Due to the large size of this dataset, training the Random Forest was extremely memory intensive. Random Forest’s complexity scales at n*log(n) complexity, while KNN scales at n, making it much slower at a dataset of this scale. However, KNN was also slow due to testing multiple K values, so I optimized the search for the best K value by checking Ks at larger intervals before iterating every K value in a smaller range. Another issue I had with KNN was the “too many ties” error, which comes from having too many neighbors the same distance from the point we’re evaluating.
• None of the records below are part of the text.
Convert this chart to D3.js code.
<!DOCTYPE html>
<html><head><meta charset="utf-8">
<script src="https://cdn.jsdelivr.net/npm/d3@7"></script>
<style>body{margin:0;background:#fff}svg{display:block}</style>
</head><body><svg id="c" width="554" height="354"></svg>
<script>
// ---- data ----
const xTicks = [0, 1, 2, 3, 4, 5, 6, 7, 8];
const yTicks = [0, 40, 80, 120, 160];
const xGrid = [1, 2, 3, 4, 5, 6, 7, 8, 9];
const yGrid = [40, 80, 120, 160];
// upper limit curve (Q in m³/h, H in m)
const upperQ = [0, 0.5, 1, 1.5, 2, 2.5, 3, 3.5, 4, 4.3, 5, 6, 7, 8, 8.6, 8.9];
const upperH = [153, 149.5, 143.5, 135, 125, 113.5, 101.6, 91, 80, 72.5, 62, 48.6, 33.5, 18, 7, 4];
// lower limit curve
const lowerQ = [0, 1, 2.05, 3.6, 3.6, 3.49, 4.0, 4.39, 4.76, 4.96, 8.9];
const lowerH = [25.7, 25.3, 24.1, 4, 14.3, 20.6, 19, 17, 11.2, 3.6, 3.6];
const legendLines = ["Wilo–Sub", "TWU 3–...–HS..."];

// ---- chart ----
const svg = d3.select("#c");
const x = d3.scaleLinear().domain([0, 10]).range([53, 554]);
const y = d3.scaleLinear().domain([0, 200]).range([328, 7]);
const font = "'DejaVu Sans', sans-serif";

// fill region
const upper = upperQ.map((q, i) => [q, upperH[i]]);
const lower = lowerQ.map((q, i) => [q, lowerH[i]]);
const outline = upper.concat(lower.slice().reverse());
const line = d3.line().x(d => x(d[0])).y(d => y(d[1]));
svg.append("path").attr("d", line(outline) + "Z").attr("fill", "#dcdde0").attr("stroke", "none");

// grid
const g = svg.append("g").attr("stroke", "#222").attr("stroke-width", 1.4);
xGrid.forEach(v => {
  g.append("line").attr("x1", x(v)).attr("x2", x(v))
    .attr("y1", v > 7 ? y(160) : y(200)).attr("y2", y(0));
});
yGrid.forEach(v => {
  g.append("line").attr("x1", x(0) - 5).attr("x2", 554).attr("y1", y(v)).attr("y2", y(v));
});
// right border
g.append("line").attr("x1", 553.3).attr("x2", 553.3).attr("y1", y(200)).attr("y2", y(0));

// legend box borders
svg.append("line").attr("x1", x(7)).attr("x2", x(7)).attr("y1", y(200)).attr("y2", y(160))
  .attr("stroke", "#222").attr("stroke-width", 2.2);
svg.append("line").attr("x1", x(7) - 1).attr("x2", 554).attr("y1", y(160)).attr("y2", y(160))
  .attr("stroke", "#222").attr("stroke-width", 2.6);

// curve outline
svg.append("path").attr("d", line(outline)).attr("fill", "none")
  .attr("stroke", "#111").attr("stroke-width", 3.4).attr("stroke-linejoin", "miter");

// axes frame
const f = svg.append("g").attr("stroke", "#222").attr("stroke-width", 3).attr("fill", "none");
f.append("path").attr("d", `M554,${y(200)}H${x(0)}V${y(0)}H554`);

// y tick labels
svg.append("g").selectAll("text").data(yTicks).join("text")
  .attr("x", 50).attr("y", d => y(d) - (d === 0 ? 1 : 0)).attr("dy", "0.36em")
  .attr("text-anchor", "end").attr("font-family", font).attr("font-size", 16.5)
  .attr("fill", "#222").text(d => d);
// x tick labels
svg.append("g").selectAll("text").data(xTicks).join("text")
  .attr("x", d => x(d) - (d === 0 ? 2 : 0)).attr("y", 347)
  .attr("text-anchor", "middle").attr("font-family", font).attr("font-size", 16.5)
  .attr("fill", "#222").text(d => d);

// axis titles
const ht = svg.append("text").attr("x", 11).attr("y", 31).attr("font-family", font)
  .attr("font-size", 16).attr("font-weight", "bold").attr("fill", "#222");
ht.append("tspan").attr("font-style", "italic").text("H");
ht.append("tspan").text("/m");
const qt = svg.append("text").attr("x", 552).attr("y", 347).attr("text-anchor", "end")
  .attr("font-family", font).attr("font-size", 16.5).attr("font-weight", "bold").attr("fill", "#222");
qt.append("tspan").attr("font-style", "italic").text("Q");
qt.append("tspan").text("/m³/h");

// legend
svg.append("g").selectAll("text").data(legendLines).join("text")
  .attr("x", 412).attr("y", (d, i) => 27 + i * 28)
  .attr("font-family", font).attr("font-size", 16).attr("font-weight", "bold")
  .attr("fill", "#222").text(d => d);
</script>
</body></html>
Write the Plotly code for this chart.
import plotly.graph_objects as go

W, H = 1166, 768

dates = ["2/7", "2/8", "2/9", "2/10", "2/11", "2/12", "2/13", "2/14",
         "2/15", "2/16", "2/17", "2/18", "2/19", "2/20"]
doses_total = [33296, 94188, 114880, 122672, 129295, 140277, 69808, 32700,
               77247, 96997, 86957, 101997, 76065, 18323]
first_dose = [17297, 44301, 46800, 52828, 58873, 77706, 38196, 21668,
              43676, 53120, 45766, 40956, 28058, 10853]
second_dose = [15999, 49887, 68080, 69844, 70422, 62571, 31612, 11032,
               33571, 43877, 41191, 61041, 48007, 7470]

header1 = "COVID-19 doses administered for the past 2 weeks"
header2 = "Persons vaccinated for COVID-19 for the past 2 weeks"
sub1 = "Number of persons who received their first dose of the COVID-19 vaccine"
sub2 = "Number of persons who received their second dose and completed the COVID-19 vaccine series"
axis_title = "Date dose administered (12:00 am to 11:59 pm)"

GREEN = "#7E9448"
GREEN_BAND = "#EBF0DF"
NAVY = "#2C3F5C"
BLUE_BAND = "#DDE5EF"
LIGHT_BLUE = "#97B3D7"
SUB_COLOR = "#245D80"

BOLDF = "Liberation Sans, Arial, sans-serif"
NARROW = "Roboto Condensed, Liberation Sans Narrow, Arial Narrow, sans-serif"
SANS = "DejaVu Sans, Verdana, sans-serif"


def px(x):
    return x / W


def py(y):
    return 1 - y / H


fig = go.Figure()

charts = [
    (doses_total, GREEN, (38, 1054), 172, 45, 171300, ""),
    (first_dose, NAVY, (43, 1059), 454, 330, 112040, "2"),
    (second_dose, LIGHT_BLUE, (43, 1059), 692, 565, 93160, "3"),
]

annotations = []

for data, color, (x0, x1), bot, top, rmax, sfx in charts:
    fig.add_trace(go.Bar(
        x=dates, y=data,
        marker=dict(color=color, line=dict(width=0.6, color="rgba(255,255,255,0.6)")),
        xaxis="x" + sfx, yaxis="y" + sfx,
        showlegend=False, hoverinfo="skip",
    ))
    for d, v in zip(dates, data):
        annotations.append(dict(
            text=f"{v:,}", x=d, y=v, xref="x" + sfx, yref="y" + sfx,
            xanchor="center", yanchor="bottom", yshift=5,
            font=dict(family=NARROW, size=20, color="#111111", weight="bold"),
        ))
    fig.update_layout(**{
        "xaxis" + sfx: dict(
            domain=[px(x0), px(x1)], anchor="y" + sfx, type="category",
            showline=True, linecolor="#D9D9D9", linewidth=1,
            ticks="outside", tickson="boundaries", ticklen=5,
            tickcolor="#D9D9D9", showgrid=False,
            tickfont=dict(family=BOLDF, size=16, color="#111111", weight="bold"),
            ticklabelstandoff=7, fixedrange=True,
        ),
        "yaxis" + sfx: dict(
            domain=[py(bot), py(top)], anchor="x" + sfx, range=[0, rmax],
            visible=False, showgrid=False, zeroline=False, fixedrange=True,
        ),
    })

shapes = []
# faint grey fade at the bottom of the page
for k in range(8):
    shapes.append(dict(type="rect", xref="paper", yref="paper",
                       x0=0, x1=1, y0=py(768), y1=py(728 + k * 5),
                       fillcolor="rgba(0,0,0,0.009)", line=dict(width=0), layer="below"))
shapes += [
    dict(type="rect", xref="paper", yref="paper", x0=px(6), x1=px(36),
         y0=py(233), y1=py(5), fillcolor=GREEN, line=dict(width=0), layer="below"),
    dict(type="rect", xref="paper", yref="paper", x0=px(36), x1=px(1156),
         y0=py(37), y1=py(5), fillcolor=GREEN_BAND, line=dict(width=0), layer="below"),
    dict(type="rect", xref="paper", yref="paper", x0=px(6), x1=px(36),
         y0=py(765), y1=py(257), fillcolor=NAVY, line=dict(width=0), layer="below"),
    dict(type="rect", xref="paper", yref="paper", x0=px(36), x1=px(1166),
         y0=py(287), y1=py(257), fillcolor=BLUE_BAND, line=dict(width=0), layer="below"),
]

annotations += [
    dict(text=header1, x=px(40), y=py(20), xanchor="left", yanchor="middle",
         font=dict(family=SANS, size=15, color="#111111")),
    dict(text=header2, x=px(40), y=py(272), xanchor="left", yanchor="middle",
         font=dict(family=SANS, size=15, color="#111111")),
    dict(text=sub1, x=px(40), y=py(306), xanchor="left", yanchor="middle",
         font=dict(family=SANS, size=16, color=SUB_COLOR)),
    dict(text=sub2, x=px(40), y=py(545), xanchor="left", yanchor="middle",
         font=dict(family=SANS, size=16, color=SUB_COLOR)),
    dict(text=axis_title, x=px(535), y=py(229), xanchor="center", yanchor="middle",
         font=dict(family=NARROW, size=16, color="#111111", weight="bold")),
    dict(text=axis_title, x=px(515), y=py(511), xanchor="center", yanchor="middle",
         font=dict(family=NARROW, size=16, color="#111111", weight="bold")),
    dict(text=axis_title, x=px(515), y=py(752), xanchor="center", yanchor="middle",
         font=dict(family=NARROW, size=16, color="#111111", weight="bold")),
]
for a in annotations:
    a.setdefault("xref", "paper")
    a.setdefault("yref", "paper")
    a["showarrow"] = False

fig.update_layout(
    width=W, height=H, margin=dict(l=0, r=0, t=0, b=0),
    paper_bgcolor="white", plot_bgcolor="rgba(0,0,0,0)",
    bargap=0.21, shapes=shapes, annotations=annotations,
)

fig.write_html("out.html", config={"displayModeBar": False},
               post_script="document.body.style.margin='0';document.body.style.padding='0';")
I fixed this error by creating a different training set for KNN that was just the unique values of the base training set.

Evaluation

To evaluate this model, I used accuracy, precision, recall, and F1 score because they’re standard evaluation metrics in classification problems. Because this is a multi-class problem, I had to find the precision and recall for each class and average them to get the overall precision and recall of the model.

Code

#Evaluation
#Create two confusion matrices
rf_conf_matrix <- table(rf_predictions, test$beer_style)
print(rf_conf_matrix)
knn_conf_matrix <- table(knn_predictions, test$beer_style)
print(knn_conf_matrix)

#Accuracy
rf_accuracy <- sum(diag(rf_conf_matrix)) / sum(rf_conf_matrix)
knn_accuracy <- sum(diag(knn_conf_matrix)) / sum(knn_conf_matrix)

#Precision
rf_precision_per_class <- c()
knn_precision_per_class <- c()
for (i in 1:10) {
  rf_precision_per_class[i] <- rf_conf_matrix[i,i] / sum(rf_conf_matrix[i,])
  knn_precision_per_class[i] <- knn_conf_matrix[i,i] / sum(knn_conf_matrix[i,])
}
rf_precision <- mean(rf_precision_per_class)
knn_precision <- mean(knn_precision_per_class)

#Recall
rf_recall_per_class <- c()
knn_recall_per_class <- c()
for (i in 1:10) {
  rf_recall_per_class[i] <- rf_conf_matrix[i,i] / sum(rf_conf_matrix[,i])
  knn_recall_per_class[i] <- knn_conf_matrix[i,i] / sum(knn_conf_matrix[,i])
}
rf_recall <- mean(rf_recall_per_class)
knn_recall <- mean(knn_recall_per_class)

#F1 Score
rf_f1 <- (2*rf_precision*rf_recall)/(rf_precision+rf_recall)
knn_f1 <- (2*knn_precision*knn_recall)/(knn_precision+knn_recall)

Output

	Random Forest	KNN
Accuracy	0.377	0.242
Precision	0.357	0.219
Recall	0.354	0.233
F1 Score	0.355	0.226

Both models were not very good at predicting beer style based on reviews, though random forest was consistently better on every metric.

Findings

I discovered that review scores, when broken down by review metric, have some, though not much, ability to predict a beer’s style when combined with ABV. Another question I wanted to ask was which method was easier to train a model for in R, given the same dataset. I found Random Forest to be the easier method, as proven by how much shorter its code block is compared to KNN. The lengths of each code block don’t show it, but I also spent longer troubleshooting KNN compared to Random Forest.

Impact

Although the impact isn’t massive, I can say for sure that in the future I’ll lean toward using Random Forest instead of KNN. RF was easier to get running, and performed better.

References

I mainly referred to the documentation for my methods, but I also used some other sources. Here is every source I used when coding this.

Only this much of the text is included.